● WHAT TO DO
Write out each line exactly as it stands, please.

• • •

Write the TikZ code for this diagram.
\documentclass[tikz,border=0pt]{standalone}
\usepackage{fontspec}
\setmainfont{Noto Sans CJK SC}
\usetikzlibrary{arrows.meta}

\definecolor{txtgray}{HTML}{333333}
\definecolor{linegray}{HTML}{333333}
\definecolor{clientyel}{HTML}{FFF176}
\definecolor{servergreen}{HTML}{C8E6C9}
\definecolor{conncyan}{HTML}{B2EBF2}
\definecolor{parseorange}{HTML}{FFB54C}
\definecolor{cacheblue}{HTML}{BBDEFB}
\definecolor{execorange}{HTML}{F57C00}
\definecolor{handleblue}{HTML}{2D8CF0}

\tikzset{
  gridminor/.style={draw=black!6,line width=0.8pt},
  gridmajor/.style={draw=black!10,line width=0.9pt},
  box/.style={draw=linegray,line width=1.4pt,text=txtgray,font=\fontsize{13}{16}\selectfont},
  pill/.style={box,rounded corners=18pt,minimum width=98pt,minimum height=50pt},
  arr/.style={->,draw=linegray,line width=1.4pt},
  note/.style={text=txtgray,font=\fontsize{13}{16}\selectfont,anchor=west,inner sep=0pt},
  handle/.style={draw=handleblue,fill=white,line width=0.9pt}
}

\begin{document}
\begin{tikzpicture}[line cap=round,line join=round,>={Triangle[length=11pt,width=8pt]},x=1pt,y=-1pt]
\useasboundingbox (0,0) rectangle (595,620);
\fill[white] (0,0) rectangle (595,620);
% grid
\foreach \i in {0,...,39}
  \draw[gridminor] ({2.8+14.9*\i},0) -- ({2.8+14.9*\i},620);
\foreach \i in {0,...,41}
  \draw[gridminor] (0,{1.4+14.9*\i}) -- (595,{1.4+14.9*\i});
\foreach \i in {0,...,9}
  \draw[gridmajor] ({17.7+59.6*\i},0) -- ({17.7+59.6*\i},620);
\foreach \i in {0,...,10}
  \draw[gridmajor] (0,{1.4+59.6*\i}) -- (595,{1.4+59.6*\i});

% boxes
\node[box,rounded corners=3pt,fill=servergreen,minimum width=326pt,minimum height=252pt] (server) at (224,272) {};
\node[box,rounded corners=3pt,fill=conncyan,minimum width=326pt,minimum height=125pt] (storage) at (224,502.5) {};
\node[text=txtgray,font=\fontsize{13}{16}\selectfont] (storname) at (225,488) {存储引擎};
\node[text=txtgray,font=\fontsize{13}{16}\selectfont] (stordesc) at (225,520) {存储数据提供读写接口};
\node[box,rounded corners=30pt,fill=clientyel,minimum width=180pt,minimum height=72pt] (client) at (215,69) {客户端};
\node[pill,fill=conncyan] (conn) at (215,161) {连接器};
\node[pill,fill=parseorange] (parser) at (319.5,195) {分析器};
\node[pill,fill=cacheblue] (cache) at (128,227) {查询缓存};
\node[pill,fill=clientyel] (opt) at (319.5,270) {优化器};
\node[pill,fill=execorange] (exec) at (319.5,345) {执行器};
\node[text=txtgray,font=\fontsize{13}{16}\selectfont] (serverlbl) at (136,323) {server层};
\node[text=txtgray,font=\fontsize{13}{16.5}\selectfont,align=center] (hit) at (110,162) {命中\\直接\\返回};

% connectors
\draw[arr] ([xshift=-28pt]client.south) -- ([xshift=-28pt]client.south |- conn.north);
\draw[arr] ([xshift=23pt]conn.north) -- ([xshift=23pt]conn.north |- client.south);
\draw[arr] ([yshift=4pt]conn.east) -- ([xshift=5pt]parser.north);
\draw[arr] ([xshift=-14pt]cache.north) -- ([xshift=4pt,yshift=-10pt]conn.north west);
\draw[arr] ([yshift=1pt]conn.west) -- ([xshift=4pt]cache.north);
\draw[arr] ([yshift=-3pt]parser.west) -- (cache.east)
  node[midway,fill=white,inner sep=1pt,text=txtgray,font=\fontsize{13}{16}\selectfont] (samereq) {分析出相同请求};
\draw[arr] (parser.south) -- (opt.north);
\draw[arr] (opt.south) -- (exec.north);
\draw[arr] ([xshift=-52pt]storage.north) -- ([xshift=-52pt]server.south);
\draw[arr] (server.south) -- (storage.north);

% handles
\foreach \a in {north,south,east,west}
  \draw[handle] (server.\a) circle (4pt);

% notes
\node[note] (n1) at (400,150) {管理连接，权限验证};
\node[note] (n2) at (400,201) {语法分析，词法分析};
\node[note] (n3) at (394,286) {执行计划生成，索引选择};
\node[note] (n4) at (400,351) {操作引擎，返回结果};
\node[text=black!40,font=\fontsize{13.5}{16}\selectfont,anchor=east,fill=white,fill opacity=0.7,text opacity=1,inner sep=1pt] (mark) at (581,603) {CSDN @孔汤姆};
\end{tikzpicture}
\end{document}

• • •

● THE REPLY
Write the TikZ code for this diagram.
\documentclass[tikz,border=0pt]{standalone}
\usepackage{fontspec}
\setmainfont{Noto Sans CJK SC}
\usetikzlibrary{arrows.meta}

\definecolor{txtgray}{HTML}{333333}
\definecolor{linegray}{HTML}{333333}
\definecolor{clientyel}{HTML}{FFF176}
\definecolor{servergreen}{HTML}{C8E6C9}
\definecolor{conncyan}{HTML}{B2EBF2}
\definecolor{parseorange}{HTML}{FFB54C}
\definecolor{cacheblue}{HTML}{BBDEFB}
\definecolor{execorange}{HTML}{F57C00}
\definecolor{handleblue}{HTML}{2D8CF0}

\tikzset{
  gridminor/.style={draw=black!6,line width=0.8pt},
  gridmajor/.style={draw=black!10,line width=0.9pt},
  box/.style={draw=linegray,line width=1.4pt,text=txtgray,font=\fontsize{13}{16}\selectfont},
  pill/.style={box,rounded corners=18pt,minimum width=98pt,minimum height=50pt},
  arr/.style={->,draw=linegray,line width=1.4pt},
  note/.style={text=txtgray,font=\fontsize{13}{16}\selectfont,anchor=west,inner sep=0pt},
  handle/.style={draw=handleblue,fill=white,line width=0.9pt}
}

\begin{document}
\begin{tikzpicture}[line cap=round,line join=round,>={Triangle[length=11pt,width=8pt]},x=1pt,y=-1pt]
\useasboundingbox (0,0) rectangle (595,620);
\fill[white] (0,0) rectangle (595,620);
% grid
\foreach \i in {0,...,39}
  \draw[gridminor] ({2.8+14.9*\i},0) -- ({2.8+14.9*\i},620);
\foreach \i in {0,...,41}
  \draw[gridminor] (0,{1.4+14.9*\i}) -- (595,{1.4+14.9*\i});
\foreach \i in {0,...,9}
  \draw[gridmajor] ({17.7+59.6*\i},0) -- ({17.7+59.6*\i},620);
\foreach \i in {0,...,10}
  \draw[gridmajor] (0,{1.4+59.6*\i}) -- (595,{1.4+59.6*\i});

% boxes
\node[box,rounded corners=3pt,fill=servergreen,minimum width=326pt,minimum height=252pt] (server) at (224,272) {};
\node[box,rounded corners=3pt,fill=conncyan,minimum width=326pt,minimum height=125pt] (storage) at (224,502.5) {};
\node[text=txtgray,font=\fontsize{13}{16}\selectfont] (storname) at (225,488) {存储引擎};
\node[text=txtgray,font=\fontsize{13}{16}\selectfont] (stordesc) at (225,520) {存储数据提供读写接口};
\node[box,rounded corners=30pt,fill=clientyel,minimum width=180pt,minimum height=72pt] (client) at (215,69) {客户端};
\node[pill,fill=conncyan] (conn) at (215,161) {连接器};
\node[pill,fill=parseorange] (parser) at (319.5,195) {分析器};
\node[pill,fill=cacheblue] (cache) at (128,227) {查询缓存};
\node[pill,fill=clientyel] (opt) at (319.5,270) {优化器};
\node[pill,fill=execorange] (exec) at (319.5,345) {执行器};
\node[text=txtgray,font=\fontsize{13}{16}\selectfont] (serverlbl) at (136,323) {server层};
\node[text=txtgray,font=\fontsize{13}{16.5}\selectfont,align=center] (hit) at (110,162) {命中\\直接\\返回};

% connectors
\draw[arr] ([xshift=-28pt]client.south) -- ([xshift=-28pt]client.south |- conn.north);
\draw[arr] ([xshift=23pt]conn.north) -- ([xshift=23pt]conn.north |- client.south);
\draw[arr] ([yshift=4pt]conn.east) -- ([xshift=5pt]parser.north);
\draw[arr] ([xshift=-14pt]cache.north) -- ([xshift=4pt,yshift=-10pt]conn.north west);
\draw[arr] ([yshift=1pt]conn.west) -- ([xshift=4pt]cache.north);
\draw[arr] ([yshift=-3pt]parser.west) -- (cache.east)
  node[midway,fill=white,inner sep=1pt,text=txtgray,font=\fontsize{13}{16}\selectfont] (samereq) {分析出相同请求};
\draw[arr] (parser.south) -- (opt.north);
\draw[arr] (opt.south) -- (exec.north);
\draw[arr] ([xshift=-52pt]storage.north) -- ([xshift=-52pt]server.south);
\draw[arr] (server.south) -- (storage.north);

% handles
\foreach \a in {north,south,east,west}
  \draw[handle] (server.\a) circle (4pt);

% notes
\node[note] (n1) at (400,150) {管理连接，权限验证};
\node[note] (n2) at (400,201) {语法分析，词法分析};
\node[note] (n3) at (394,286) {执行计划生成，索引选择};
\node[note] (n4) at (400,351) {操作引擎，返回结果};
\node[text=black!40,font=\fontsize{13.5}{16}\selectfont,anchor=east,fill=white,fill opacity=0.7,text opacity=1,inner sep=1pt] (mark) at (581,603) {CSDN @孔汤姆};
\end{tikzpicture}
\end{document}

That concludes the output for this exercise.